A closer look at what realtors/real estate agents make
Buying or selling a home is one of the biggest financial transactions that many people make in their entire lives. Realtors/real estate agents work with buyers and sellers during this process by getting their clients the best deal possible. A lot goes into the job, and there are many things to consider when determining how much real estate agents make.
How do realtors/real estate agents make their money? Most real estate agents work on commission and receive a set percentage of a home’s total sale price upon completing the sale. Therefore, an agent’s annual income can vary based on how many homes they sell. Market fluctuations and full-time vs. part-time hours affect income range, but there are additional factors that impact how real estate agents make their money.
Shrewd negotiation skills maximize the value of a sale for clients and set the real estate agent apart from their competitors. Furthermore, real estate negotiation skills take on a whole new meaning in understanding the emotional components of both sides during any deal. Effective communication and responsiveness is a realtors/real estate agent’s craft when assessing their clients’ motivations and those of the other side.
Experience may be one of the best indicators of how much a realtor/real estate agent makes. Anyone can search home listings online, but an experienced realtor/real estate agent will likely know more about local neighborhoods and building codes, making them more marketable to clients.
An experienced real estate agent shouldn’t have any issues checking off all the small details and marks on a sale contract, which also maximizes the deal value and, therefore, their commission.

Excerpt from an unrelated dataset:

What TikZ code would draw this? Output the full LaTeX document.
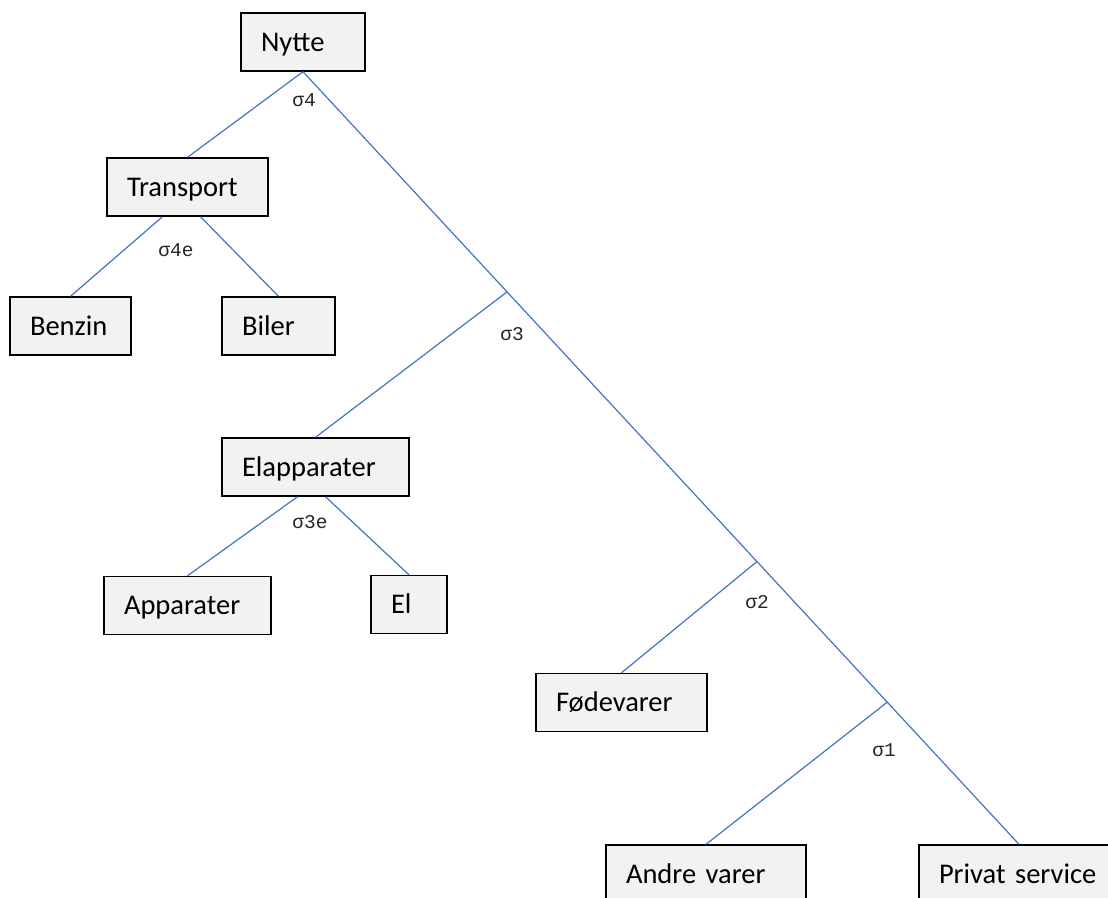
\documentclass[tikz,border=0pt]{standalone}
\usepackage{fontspec}
\setmainfont{Carlito}
\newfontfamily\sigfont{Liberation Mono}
\usetikzlibrary{positioning, calc}
\definecolor{linjeblaa}{RGB}{68,114,196}
\definecolor{boksgraa}{RGB}{242,242,242}

\begin{document}
\begin{tikzpicture}[x=1pt, y=-1pt,
	box/.style={draw=black, line width=1.4pt, fill=boksgraa, minimum height=58pt,
		inner xsep=20pt, inner ysep=0pt, align=left, text height=18pt, text depth=0pt,
		font=\fontsize{28.5}{34}\selectfont},
	branch/.style={draw=linjeblaa, line width=1.2pt},
	sig/.style={font=\sigfont\fontsize{19.5}{22}\selectfont, text=black!85}]
	\clip (0,0) rectangle (1108,897);

	\node[box, text width=84pt] (nytte) at (303,42) {Nytte};
	\node[box, text width=121pt] (transport) at (187.5,187) {Transport};
	\node[box, text width=81pt] (benzin) at (70.5,326) {Benzin};
	\node[box, text width=73pt] (biler) at (278.5,326) {Biler};
	\node[box, text width=147pt] (elapp) at (315.5,467) {Elapparater};
	\node[box, text width=127pt] (apparater) at (187.5,605.5) {Apparater};
	\node[box, text width=36pt] (el) at (409,604.5) {El};
	\node[box, text width=131pt] (fodevarer) at (621.5,702.5) {Fødevarer};
	\node[box, text width=160pt] (andre) at (706,874) {Andre varer};
	\node[box, text width=160pt] (privat) at (1019,874) {Privat service};

	% forgreninger paa hovedlinjen
	\coordinate (j3) at ($(nytte.south)!0.285!(privat.north)$);
	\coordinate (j2) at ($(nytte.south)!0.634!(privat.north)$);
	\coordinate (j1) at ($(nytte.south)!0.816!(privat.north)$);

	\draw[branch]
		(nytte.south) -- (transport.north)
		(nytte.south) -- (privat.north)
		([xshift=-25pt]transport.south) -- (benzin.north)
		([xshift=13pt]transport.south) -- (biler.north)
		(j3) -- (elapp.north)
		([xshift=-18pt]elapp.south) -- (apparater.north)
		([xshift=10pt]elapp.south) -- (el.north)
		(j2) -- (fodevarer.north)
		(j1) -- (andre.north)
		;

	\node[sig] (s4) at (304,100) {σ4};
	\node[sig] (s4e) at (176,250) {σ4e};
	\node[sig] (s3) at (512,334) {σ3};
	\node[sig] (s3e) at (310,522) {σ3e};
	\node[sig] (s2) at (757,602) {σ2};
	\node[sig] (s1) at (884,750) {σ1};
\end{tikzpicture}
\end{document}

How much do realtors/real estage agents make? This question covers a considerable range and therefore has a few different answers. As of May 2021, the U.S. Bureau of Labor Statistics estimates the average annual income for real estate agents is $61,480. That’s $29.56 per hour, given a standard 2080-hour work year. However, most realtor/real estate agents have considerable control over their hours, and their dependence on commission leads to real estate agents having a wide spread of income.
Commissions generally vary from 5% to 6%, and the amount may be split among different parties including the buyer and seller’s agent. The median price for home sales in the U.S. for 2021 was $346,900. That leaves real estate agents with $17,345 to $20,814 per home sale. According to that same report from the U.S. Bureau of Labor Statistics, 10% of real estate agents made less than $28,270. The bottom 25% brought in $35,880 or less. The median income was $48,340.
Most people probably agree that location is critical in how much real estate agents make. The top states for real estate agents are:
State, annual mean wage, Massachusetts $90,390, New York $81,020, Wyoming $80,580.
Is being a realtor/real estate agent worth it? Numbers don’t lie, and these financial statistics certainly make the profession seem worthwhile. However, there are additional aspects to look at a little more closely.
Realtors/real estate agents may have a large earning potential, but market fluctuations can directly impact those earnings. Agents only make money when they sell houses, so any housing market crisis could see them out of a job. A prime example of this happened during the 2008 housing market crash, with over 10% of real estate agents losing their positions permanently.
Additionally, upfront costs come with being a real estate agent, such as license and franchise fees, business and home office equipment, marketing material and travel.
A realtor/real estate agent’s career can be lucrative, but much depends on how much effort an agent is willing to put in. Successful agents usually match certain skills and personality traits, leading to their success. Agents who do not communicate well, don’t display a positive work ethic and fail to relate to their clients and those on the opposite side of the deal probably won’t realize all of the financial potential.